Presently, the first lock gates opened and the Paris Canal boat, complete with its running commentary, slowly and carefully entered the first part of the lock. Once in, the gates behind it were closed and the sluices on the gates ahead of it were opened and the boat began the first part of its descent.
Going down ….
The sounds tell the story as the boat descends.
In making this recording I left the microphones and the recording levels untouched throughout so what you hear is what I heard. If you listen carefully, you will hear the sound texture change as the boat descends and, as the boat gets lower, the voices of the passengers can be heard more clearly.
Eventually, the lock gates ahead of the boat open and the boat slowly moves forward into the second stage of the lock and the sounds get fainter.
If you listen really carefully, above the hissing sound of the water leaking through the first set of lock gates, you will hear two faint thuds as the second set of lock gates close one after the other behind the boat. Immediately after, the sluice on the first set of gates opens and water gushes in to refill the first part of the lock.
That’s where my sound portrait ends but for the boat and its passengers, now in the second part of the lock, they began their second descent until they were completely out of sight from street level. They then moved off into the tunnel taking them under the road and onto the next part of their journey along the Canal Saint-Martin.

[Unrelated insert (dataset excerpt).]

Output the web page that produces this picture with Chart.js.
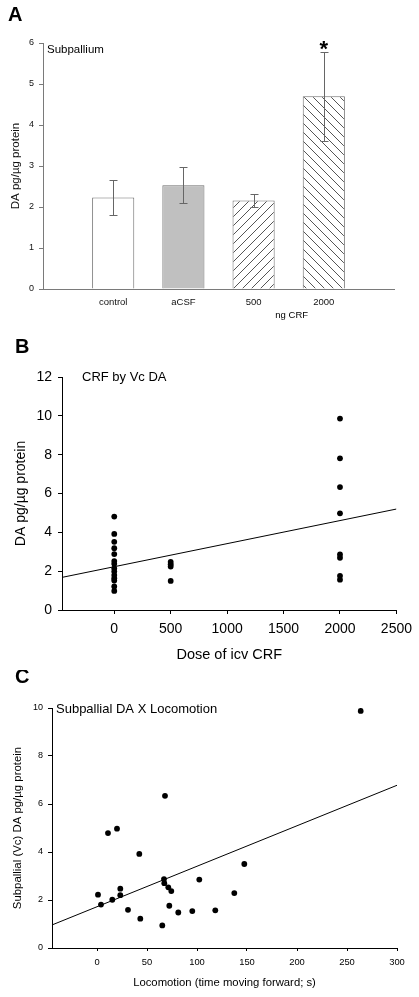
<!DOCTYPE html>
<html>
<head>
<meta charset="utf-8">
<title>Subpallial DA and CRF</title>
<script src="https://cdn.jsdelivr.net/npm/chart.js@4.4.1/dist/chart.umd.min.js"></script>
<style>
  html, body { margin: 0; padding: 0; background: #fff; }
  body { width: 419px; height: 997px; position: relative; overflow: hidden; }
  .panel { position: absolute; left: 0; width: 419px; }
  #panelA { top: 0; height: 325px; }
  #panelB { top: 325px; height: 345px; }
  #panelC { top: 670px; height: 327px; }
</style>
</head>
<body>
<div class="panel" id="panelA"><canvas id="chartA"></canvas></div>
<div class="panel" id="panelB"><canvas id="chartB"></canvas></div>
<div class="panel" id="panelC"><canvas id="chartC"></canvas></div>
<script>
// Panel A - subpallial DA per treatment group (mean +/- SEM)
const groupLabels = ['control', 'aCSF', '500', '2000'];
const groupMeans = [2.23, 2.53, 2.16, 4.70];
const groupErr = [0.42, 0.44, 0.15, 1.08];
const daTicksA = [0, 1, 2, 3, 4, 5, 6];

// Panel B - DA against icv CRF dose
const crfDose = [0, 0, 0, 0, 0, 0, 0, 0, 0, 0, 0, 0, 0, 0,
                 500, 500, 500, 500,
                 2000, 2000, 2000, 2000, 2000, 2000, 2000, 2000];
const crfDA = [4.81, 3.92, 3.51, 3.18, 2.88, 2.52, 2.38, 2.14, 1.98, 1.80, 1.64, 1.52, 1.21, 0.98,
               2.48, 2.36, 2.24, 1.50,
               9.86, 7.81, 6.33, 4.98, 2.86, 2.69, 1.76, 1.56];
const crfFitX = [-463, 2500];
const crfFitY = [1.68, 5.20];
const doseTicks = [0, 500, 1000, 1500, 2000, 2500];
const daTicksB = [0, 2, 4, 6, 8, 10, 12];

// Panel C - DA against locomotion
const locoTime = [1, 4, 11, 15.3, 20, 23.3, 23.3, 31, 42.3, 43.3, 65.3, 67, 67.3, 68,
                  71.3, 72.3, 74.3, 81.3, 95.3, 102.3, 118.3, 137.3, 147.3, 263.7];
const locoDA = [2.22, 1.81, 4.79, 2.01, 4.97, 2.47, 2.20, 1.59, 3.92, 1.22, 0.94, 2.87, 2.70, 6.34,
                2.53, 1.76, 2.37, 1.48, 1.54, 2.85, 1.57, 2.29, 3.50, 9.88];
const locoFitX = [-45, 300];
const locoFitY = [0.96, 6.78];
const locoTicks = [0, 50, 100, 150, 200, 250, 300];
const daTicksC = [0, 2, 4, 6, 8, 10];

const FONT = '"Liberation Sans", Arial, sans-serif';
Chart.defaults.font.family = FONT;
Chart.defaults.color = '#000';

// hatch fill for the CRF bars
function makeHatch(forward) {
    const c = document.createElement('canvas');
    const s = 9;
    c.width = s;
    c.height = s;
    const g = c.getContext('2d');
    g.fillStyle = '#fff';
    g.fillRect(0, 0, s, s);
    g.strokeStyle = '#555';
    g.lineWidth = 1;
    g.beginPath();
    if (forward) {
        g.moveTo(0, s); g.lineTo(s, 0);
        g.moveTo(-1, 1); g.lineTo(1, -1);
        g.moveTo(s - 1, s + 1); g.lineTo(s + 1, s - 1);
    } else {
        g.moveTo(0, 0); g.lineTo(s, s);
        g.moveTo(-1, s - 1); g.lineTo(1, s + 1);
        g.moveTo(s - 1, -1); g.lineTo(s + 1, 1);
    }
    g.stroke();
    return c.getContext('2d').createPattern(c, 'repeat');
}

function fixedTicks(list) {
    return function(scale) {
        scale.ticks = list.map(v => ({ value: v }));
    };
}

// plain numbers, no thousands separator
const plainLabel = v => String(v);

// panel letter + the note written inside the plot
const panelText = {
    id: 'panelText',
    afterDraw(chart, args, opts) {
        const ctx = chart.ctx;
        const area = chart.chartArea;
        ctx.save();
        ctx.fillStyle = '#000';
        ctx.textAlign = 'left';
        ctx.textBaseline = 'alphabetic';
        ctx.font = 'bold 20px ' + FONT;
        ctx.fillText(opts.letter, opts.letterX, opts.letterY);
        ctx.font = opts.noteSize + 'px ' + FONT;
        ctx.fillText(opts.note, area.left + opts.noteDx, area.top + opts.noteDy);
        ctx.restore();
    }
};

// error bars, star and "ng CRF" for panel A
const errorBars = {
    id: 'errorBars',
    afterDatasetsDraw(chart) {
        const ctx = chart.ctx;
        const y = chart.scales.y;
        const bars = chart.getDatasetMeta(0).data;
        ctx.save();
        ctx.strokeStyle = '#666';
        ctx.lineWidth = 1;
        groupMeans.forEach((m, i) => {
            const px = Math.round(bars[i + 1].x) + 0.5;
            const top = Math.round(y.getPixelForValue(m + groupErr[i])) + 0.5;
            const bot = Math.round(y.getPixelForValue(m - groupErr[i])) + 0.5;
            ctx.beginPath();
            ctx.moveTo(px, top); ctx.lineTo(px, bot);
            ctx.moveTo(px - 4, top); ctx.lineTo(px + 4, top);
            ctx.moveTo(px - 4, bot); ctx.lineTo(px + 4, bot);
            ctx.stroke();
        });

        // significance star over the 2000 ng bar
        const last = groupMeans.length - 1;
        const starX = bars[last + 1].x;
        const starBottom = y.getPixelForValue(groupMeans[last] + groupErr[last]) - 2;
        ctx.fillStyle = '#000';
        ctx.font = 'bold 22px ' + FONT;
        ctx.textAlign = 'center';
        ctx.textBaseline = 'alphabetic';
        const m = ctx.measureText('*');
        ctx.fillText('*', starX, starBottom - m.actualBoundingBoxDescent);

        // dose unit under the two CRF groups
        ctx.font = '9.5px ' + FONT;
        ctx.textBaseline = 'middle';
        ctx.fillText('ng CRF', (bars[3].x + bars[4].x) / 2 + 3, 315);
        ctx.restore();
    }
};

const hatchFwd = makeHatch(true);
const hatchBack = makeHatch(false);

// Panel A
new Chart(document.getElementById('chartA'), {
    type: 'bar',
    data: {
        labels: ['', ...groupLabels, ''],
        datasets: [{
            data: [null, ...groupMeans, null],
            backgroundColor: ['transparent', '#ffffff', '#c0c0c0', hatchFwd, hatchBack, 'transparent'],
            borderColor: '#6e6e6e',
            borderWidth: 1,
            categoryPercentage: 1,
            barPercentage: 0.6
        }]
    },
    options: {
        responsive: true,
        maintainAspectRatio: false,
        devicePixelRatio: 1,
        animation: false,
        events: [],
        layout: { padding: { top: 43, right: 25, left: 0, bottom: 0 } },
        plugins: {
            legend: { display: false },
            tooltip: { enabled: false },
            panelText: { letter: 'A', letterX: 8, letterY: 21, note: 'Subpallium', noteSize: 11.5, noteDx: 4, noteDy: 10 }
        },
        scales: {
            x: {
                offset: false,
                afterFit: s => { s.height = 36; },
                grid: { display: false, drawTicks: false },
                border: { color: '#7a7a7a', width: 1 },
                ticks: { autoSkip: false, maxRotation: 0, padding: 8, color: '#111', font: { size: 9.5 } }
            },
            y: {
                min: 0,
                max: 6,
                afterFit: s => { s.width = 43; },
                afterBuildTicks: fixedTicks(daTicksA),
                grid: { drawOnChartArea: false, drawTicks: true, tickLength: 4, color: '#7a7a7a' },
                border: { color: '#7a7a7a', width: 1 },
                ticks: { padding: 5, color: '#111', font: { size: 9 }, callback: plainLabel },
                title: { display: true, text: 'DA pg/µg protein', color: '#111', font: { size: 11.5 }, padding: { top: 9, bottom: 0 } }
            }
        }
    },
    plugins: [errorBars, panelText]
});

// Panel B
new Chart(document.getElementById('chartB'), {
    type: 'scatter',
    data: {
        datasets: [{
            data: crfDose.map((x, i) => ({ x: x, y: crfDA[i] })),
            pointRadius: 2.9,
            backgroundColor: '#000',
            borderWidth: 0
        }, {
            data: crfFitX.map((x, i) => ({ x: x, y: crfFitY[i] })),
            showLine: true,
            pointRadius: 0,
            borderColor: '#000',
            borderWidth: 1
        }]
    },
    options: {
        responsive: true,
        maintainAspectRatio: false,
        devicePixelRatio: 1,
        animation: false,
        events: [],
        layout: { padding: { top: 52, right: 22, left: 0, bottom: 0 } },
        plugins: {
            legend: { display: false },
            tooltip: { enabled: false },
            panelText: { letter: 'B', letterX: 15, letterY: 28, note: 'CRF by Vc DA', noteSize: 13, noteDx: 20, noteDy: 4 }
        },
        scales: {
            x: {
                type: 'linear',
                min: -463,
                max: 2500,
                afterFit: s => { s.height = 60; },
                afterBuildTicks: fixedTicks(doseTicks),
                grid: { drawOnChartArea: false, drawTicks: true, tickLength: 4, color: '#000' },
                border: { color: '#000', width: 1 },
                ticks: { padding: 7, font: { size: 14 }, callback: plainLabel },
                title: { display: true, text: 'Dose of icv CRF', font: { size: 14.5 }, padding: { top: 0, bottom: 6 } }
            },
            y: {
                min: 0,
                max: 12,
                afterFit: s => { s.width = 62; },
                afterBuildTicks: fixedTicks(daTicksB),
                grid: { drawOnChartArea: false, drawTicks: true, tickLength: 4, color: '#000' },
                border: { color: '#000', width: 1 },
                ticks: { padding: 6, font: { size: 14 }, callback: plainLabel },
                title: { display: true, text: 'DA pg/µg protein', font: { size: 14 }, padding: { top: 12.5, bottom: 0 } }
            }
        }
    },
    plugins: [panelText]
});

// Panel C
new Chart(document.getElementById('chartC'), {
    type: 'scatter',
    data: {
        datasets: [{
            data: locoTime.map((x, i) => ({ x: x, y: locoDA[i] })),
            pointRadius: 2.9,
            backgroundColor: '#000',
            borderWidth: 0
        }, {
            data: locoFitX.map((x, i) => ({ x: x, y: locoFitY[i] })),
            showLine: true,
            pointRadius: 0,
            borderColor: '#000',
            borderWidth: 1
        }]
    },
    options: {
        responsive: true,
        maintainAspectRatio: false,
        devicePixelRatio: 1,
        animation: false,
        events: [],
        layout: { padding: { top: 38, right: 22, left: 0, bottom: 0 } },
        plugins: {
            legend: { display: false },
            tooltip: { enabled: false },
            panelText: { letter: 'C', letterX: 15, letterY: 13, note: 'Subpallial DA X Locomotion', noteSize: 13, noteDx: 4, noteDy: 5 }
        },
        scales: {
            x: {
                type: 'linear',
                min: -45,
                max: 300,
                afterFit: s => { s.height = 49; },
                afterBuildTicks: fixedTicks(locoTicks),
                grid: { drawOnChartArea: false, drawTicks: true, tickLength: 3, color: '#000' },
                border: { color: '#000', width: 1 },
                ticks: { padding: 6, font: { size: 9.4 }, callback: plainLabel },
                title: { display: true, text: 'Locomotion (time moving forward; s)', font: { size: 11.3 }, padding: { top: 0, bottom: 7 } }
            },
            y: {
                min: 0,
                max: 10,
                afterFit: s => { s.width = 52; },
                afterBuildTicks: fixedTicks(daTicksC),
                grid: { drawOnChartArea: false, drawTicks: true, tickLength: 4, color: '#000' },
                border: { color: '#000', width: 1 },
                ticks: { padding: 5, font: { size: 9 }, callback: plainLabel },
                title: { display: true, text: 'Subpallial (Vc) DA pg/µg protein', font: { size: 11.4 }, padding: { top: 11, bottom: 0 } }
            }
        }
    },
    plugins: [panelText]
});
</script>
</body>
</html>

Meanwhile, the first part of the lock was continuing to refill ready for the next boat to repeat the process.
I came away from the Bassin de la Villette with a good and varied collection of sounds for my Paris Soundscapes Archive but I couldn’t help wondering what rich pickings there might have been for a sound hunter like me if I’d been there when it had been a centre of industry rather than of tourism.